◆ **WHAT IS EXPECTED**:
Your task is to reproduce, verbatim and without pictures, the lines from the opening of the listing through the line containing "years = list(range(1961, 2023))".

◆ **DATASET SECTION**:
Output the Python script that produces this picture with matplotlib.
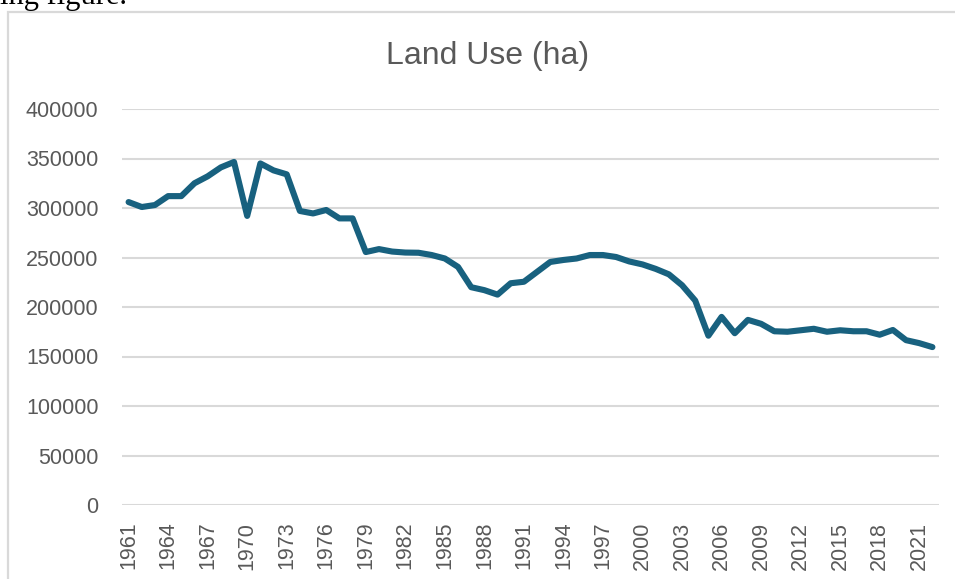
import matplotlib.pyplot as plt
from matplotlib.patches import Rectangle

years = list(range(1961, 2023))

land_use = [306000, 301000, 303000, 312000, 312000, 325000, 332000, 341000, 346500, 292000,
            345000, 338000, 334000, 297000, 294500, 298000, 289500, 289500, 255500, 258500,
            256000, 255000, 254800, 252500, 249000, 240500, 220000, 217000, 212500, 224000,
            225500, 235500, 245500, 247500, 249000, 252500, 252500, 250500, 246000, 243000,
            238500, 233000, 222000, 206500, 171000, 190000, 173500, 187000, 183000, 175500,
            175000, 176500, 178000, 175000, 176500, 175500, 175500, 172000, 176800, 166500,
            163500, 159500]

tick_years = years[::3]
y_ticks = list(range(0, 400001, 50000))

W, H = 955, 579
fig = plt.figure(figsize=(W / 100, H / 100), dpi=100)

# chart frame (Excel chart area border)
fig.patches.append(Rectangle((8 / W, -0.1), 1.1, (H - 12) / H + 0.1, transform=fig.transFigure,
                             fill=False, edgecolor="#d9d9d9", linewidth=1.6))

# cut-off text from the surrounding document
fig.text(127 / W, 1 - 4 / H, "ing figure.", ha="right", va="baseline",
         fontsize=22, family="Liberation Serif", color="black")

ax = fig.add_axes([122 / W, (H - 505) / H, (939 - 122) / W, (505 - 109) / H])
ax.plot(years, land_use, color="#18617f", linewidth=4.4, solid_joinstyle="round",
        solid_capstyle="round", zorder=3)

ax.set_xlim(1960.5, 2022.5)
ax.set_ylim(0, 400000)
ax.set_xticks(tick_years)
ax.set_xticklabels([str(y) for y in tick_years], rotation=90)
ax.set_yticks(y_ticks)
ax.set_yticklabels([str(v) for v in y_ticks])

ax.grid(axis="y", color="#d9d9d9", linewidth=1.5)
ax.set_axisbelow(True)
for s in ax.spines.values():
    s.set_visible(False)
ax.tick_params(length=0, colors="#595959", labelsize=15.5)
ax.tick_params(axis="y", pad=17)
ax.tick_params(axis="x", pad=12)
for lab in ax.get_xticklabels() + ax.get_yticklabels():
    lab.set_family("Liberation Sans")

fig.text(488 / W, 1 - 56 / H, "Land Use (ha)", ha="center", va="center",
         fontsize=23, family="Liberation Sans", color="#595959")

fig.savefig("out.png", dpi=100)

◆ **RESULT OF THE TASK**:
Output the Python script that produces this picture with matplotlib.
import matplotlib.pyplot as plt
from matplotlib.patches import Rectangle

years = list(range(1961, 2023))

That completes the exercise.